Tesla, Inc. stock has pulled back over 26% from its mid-February highs after cutting down prices on its models to boost sales.
The weakness has reignited conversations about CEO Elon Musk’s divided attention to his flagship electric vehicle venture.
Musk is currently serving as the CEO in four companies that he owns that includes Tesla, Twitter, SpaceX, and The Boring Company. Tesla and The Boring Company are currently headquartered in Texas while SpaceX and Twitter headquarters remain in California.
A former Tesla executive weighed in on the fears in a recent interview.
Musk isn’t all that distracted away from the Tesla business, according to Jon McNeill, who previously served as president of Tesla.
To prove his point, he noted that on Tesla’s earnings call, he was answering questions at a really deep level.
“He’s involved, and he is always had a lot going on but is incredible at managing his schedule and staying involved on the key absolutely key topics,” McNeill told CNBC.
The former executive noted that the company is still delivering more cars than in the past.
Tesla’s Model 3 and Y are the company’s best-selling and most affordable vehicles.

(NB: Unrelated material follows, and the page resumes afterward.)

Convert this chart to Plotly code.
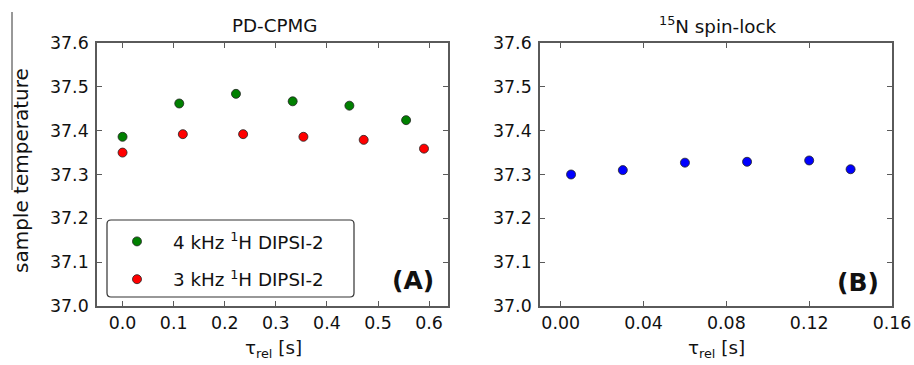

“I think anybody in the car business would love a 36% comp on a quarter,” he said, adding that Musk has a lot of margins to play with.
McNeill also suggested that the general economic environment may have had a role in the softness.
Since Tesla has an industry-leading margin, it can use that as a weapon, he said. Although the company cut prices six times this year, it still delivered more margin than anybody else in the industry, he noted.
“I wouldn’t recommend running two companies -; it really deceases your freedom quite a lot,” Musk said back in 2015.
Musk has stated that he works 7 days a week that involves all four companies that he currently owns.
Offering his thoughts on the delay in several components of the product such as the full-self-driving software, McNeill said Musk is good at delivering eventually on promises but not on time.
Musk also believes that the lower margin can be made up with software and other revenue that would come off the car in the future.
In the long term, the EV market is huge and as the market leader, Tesla has market-leading margins, McNeill said.
“So as an investor, you’re investing into a space that could be 10 times larger literally in five years than it is today,” he said. As Tesla is valued at ten times its competition, investors have to believe there is something else coming, he added.
Tesla has a lot of capability to deliver margins off the platform, but General Motors Corp. has a very similar strategy and a similar capability, McNeill said.
On shareholder concern over shifting engineers among Musk’s various ventures such as Twitter and SpaceX, McNeill said there are SpaceX metallurgy and materials engineers that have transformed the way the Model Y is produced.
“You get these big breakthroughs by moving that talent and context-switching them,” he said, adding that it “doesn’t really get told is how much value they add back to Tesla as they come in and help.”